* Begin THE RECORDS *

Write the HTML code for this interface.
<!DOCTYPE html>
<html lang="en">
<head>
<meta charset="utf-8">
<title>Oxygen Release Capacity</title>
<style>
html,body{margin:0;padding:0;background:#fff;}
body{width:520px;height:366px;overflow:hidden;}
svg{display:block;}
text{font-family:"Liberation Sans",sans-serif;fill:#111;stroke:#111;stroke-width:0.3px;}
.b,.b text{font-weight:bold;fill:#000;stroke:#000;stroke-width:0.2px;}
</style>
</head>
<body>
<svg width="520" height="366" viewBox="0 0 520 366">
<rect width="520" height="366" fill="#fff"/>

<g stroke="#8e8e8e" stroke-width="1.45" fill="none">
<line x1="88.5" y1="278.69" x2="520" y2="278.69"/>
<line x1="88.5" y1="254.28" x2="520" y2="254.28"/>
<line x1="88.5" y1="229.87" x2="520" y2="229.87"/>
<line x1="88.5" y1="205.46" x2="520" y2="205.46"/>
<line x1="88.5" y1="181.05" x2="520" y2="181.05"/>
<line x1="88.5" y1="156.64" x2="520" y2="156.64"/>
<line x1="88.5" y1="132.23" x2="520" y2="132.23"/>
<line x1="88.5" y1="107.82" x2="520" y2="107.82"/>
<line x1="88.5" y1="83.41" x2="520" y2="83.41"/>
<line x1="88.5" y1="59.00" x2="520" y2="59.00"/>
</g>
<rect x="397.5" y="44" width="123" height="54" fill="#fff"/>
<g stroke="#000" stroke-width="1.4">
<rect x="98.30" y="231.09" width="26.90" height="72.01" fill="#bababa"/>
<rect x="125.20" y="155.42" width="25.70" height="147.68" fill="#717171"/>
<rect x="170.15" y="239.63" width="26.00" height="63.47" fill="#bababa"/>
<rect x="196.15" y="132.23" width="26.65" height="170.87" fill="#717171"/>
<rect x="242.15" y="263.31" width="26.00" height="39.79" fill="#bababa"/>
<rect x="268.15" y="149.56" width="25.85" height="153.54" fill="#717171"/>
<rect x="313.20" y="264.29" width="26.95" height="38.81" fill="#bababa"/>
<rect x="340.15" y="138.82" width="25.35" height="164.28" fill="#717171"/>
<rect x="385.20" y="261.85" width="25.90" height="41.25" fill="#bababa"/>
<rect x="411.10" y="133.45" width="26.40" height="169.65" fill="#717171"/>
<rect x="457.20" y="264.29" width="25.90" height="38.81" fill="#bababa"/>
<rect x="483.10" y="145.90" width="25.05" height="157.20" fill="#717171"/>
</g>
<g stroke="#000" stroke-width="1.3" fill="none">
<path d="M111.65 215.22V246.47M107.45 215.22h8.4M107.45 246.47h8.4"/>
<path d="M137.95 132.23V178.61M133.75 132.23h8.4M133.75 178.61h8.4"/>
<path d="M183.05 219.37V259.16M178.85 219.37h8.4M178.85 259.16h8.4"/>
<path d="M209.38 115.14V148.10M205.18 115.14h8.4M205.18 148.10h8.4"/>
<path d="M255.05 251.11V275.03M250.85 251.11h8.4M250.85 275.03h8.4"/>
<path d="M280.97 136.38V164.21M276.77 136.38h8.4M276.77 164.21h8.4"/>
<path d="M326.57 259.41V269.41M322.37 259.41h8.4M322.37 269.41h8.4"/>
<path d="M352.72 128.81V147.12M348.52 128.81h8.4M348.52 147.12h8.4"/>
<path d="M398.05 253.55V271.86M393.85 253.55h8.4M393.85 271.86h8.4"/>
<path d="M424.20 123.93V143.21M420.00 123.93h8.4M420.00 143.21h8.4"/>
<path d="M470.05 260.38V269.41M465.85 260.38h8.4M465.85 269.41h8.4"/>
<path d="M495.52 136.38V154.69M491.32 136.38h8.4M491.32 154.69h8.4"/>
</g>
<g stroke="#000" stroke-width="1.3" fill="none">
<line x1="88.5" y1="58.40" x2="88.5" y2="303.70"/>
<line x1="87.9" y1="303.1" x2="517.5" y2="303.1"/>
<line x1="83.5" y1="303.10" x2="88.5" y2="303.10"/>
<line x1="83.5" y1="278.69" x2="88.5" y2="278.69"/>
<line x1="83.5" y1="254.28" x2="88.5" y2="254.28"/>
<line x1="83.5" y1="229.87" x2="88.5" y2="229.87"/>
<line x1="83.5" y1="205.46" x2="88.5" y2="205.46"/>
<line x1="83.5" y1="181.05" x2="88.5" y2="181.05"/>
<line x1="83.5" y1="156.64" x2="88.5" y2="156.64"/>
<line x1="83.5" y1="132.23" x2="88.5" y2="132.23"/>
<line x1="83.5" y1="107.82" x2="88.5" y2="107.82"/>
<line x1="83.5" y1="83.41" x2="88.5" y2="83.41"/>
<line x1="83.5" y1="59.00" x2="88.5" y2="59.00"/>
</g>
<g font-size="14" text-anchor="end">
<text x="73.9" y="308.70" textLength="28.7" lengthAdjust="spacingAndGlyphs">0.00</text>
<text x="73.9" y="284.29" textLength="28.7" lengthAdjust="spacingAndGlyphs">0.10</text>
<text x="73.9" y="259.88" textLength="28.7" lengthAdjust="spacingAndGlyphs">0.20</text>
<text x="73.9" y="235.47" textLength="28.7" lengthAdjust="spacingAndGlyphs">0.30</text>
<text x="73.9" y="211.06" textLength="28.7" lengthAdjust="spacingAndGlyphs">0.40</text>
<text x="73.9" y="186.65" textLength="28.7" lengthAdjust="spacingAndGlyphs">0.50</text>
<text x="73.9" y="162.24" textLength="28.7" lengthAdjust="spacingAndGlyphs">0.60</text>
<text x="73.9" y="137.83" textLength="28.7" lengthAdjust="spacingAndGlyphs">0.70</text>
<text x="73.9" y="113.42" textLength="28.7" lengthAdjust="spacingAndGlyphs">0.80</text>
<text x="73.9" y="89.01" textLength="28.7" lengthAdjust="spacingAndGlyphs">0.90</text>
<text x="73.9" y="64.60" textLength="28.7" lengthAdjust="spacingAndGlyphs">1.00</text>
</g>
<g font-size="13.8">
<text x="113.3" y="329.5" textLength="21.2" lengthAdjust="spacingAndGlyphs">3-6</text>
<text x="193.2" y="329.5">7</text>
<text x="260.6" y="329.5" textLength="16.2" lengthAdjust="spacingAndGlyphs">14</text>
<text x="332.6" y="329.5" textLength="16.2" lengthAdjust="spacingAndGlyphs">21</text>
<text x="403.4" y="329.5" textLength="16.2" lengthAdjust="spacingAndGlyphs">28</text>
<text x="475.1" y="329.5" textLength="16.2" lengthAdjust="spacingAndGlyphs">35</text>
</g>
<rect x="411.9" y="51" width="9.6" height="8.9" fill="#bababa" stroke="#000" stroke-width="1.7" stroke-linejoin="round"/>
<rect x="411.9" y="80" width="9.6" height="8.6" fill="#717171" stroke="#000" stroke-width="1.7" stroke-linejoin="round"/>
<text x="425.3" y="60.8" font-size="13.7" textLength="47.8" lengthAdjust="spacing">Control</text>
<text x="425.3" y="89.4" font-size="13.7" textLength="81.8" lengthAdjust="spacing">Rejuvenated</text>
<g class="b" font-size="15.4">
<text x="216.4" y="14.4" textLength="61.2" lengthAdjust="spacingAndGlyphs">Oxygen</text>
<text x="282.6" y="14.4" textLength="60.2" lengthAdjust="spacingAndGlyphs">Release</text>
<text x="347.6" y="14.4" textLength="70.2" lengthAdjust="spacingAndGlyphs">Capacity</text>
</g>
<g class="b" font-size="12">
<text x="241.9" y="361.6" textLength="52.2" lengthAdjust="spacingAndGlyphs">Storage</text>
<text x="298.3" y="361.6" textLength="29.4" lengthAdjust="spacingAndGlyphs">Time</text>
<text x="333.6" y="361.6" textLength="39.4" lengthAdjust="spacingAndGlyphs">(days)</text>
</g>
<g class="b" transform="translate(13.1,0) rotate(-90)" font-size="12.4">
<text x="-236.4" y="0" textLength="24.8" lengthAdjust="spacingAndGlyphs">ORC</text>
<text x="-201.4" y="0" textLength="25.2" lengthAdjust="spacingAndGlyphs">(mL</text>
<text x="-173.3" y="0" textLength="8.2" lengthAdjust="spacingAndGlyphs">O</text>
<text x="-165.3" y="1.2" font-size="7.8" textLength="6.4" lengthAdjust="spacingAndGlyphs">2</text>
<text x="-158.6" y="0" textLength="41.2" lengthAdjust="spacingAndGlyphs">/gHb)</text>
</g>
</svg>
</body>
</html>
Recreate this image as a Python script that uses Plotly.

* End THE RECORDS *

▶ [GIVEN TASK] Copy out every line from the material above in which the word "this" appears.

▶ [WRITTEN ANSWER]
Write the HTML code for this interface.
Recreate this image as a Python script that uses Plotly.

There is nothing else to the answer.